Martchus commented 8 months ago

Actually, coming back to the main issue, what values specifically would you suggest to put into the "Transfer timeout" and "Long polling int." fields?

For the long-polling interval I suggest to put in 60 seconds. That's actually Syncthing's default but if you put it in explicitly than Syncthing Tray will also enforce a client-side timeout. Maybe that already helps. If not, try transfer timeout. You can also go for a minute for testing purposes. However, in practice there's likely be a longer timeout required because otherwise you'd probably run into the timeout when triggering scans. (Treating scans and possible other long requests differently hasn't been implemented yet.)

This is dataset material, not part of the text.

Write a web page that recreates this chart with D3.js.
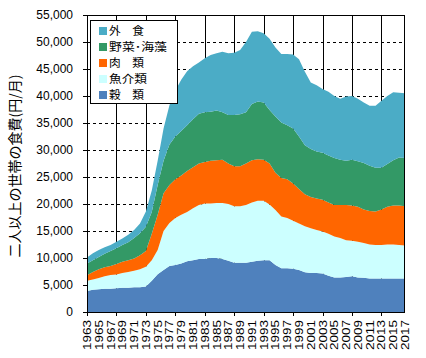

tomasz1986 commented 8 months ago

Changing the certificate path doesn't help (and it used to work with the exact same config before, so…). The second commit looks like the culprit for sure though.

I've just set the long-polling interval to 60 seconds. I'm going to put the machine into hibernation later today and then come back to it on Monday, so then I should be able to verify whether it has helped or not 🙂.

Martchus commented 8 months ago

And, did it work?

I've just released a new version which checks the Windows version and shows a warning if it is older than the oldest Windows version supported by Qt 6. You may want to test whether it works if you haven't updated your machine yet. (I don't have such an old system and only tested it via WINE.)

tomasz1986 commented 8 months ago

I still haven't been able to check that device, unfortunately. However, I can confirm that with the two new values set to 60,000 ms, the hibernation stall is gone on yet another device which was experiencing the very same issue 🙂.

stale[bot] commented 6 months ago

This issue has been automatically marked as stale because it has not had recent activity. It will be closed if no further activity occurs. Thank you for your contributions.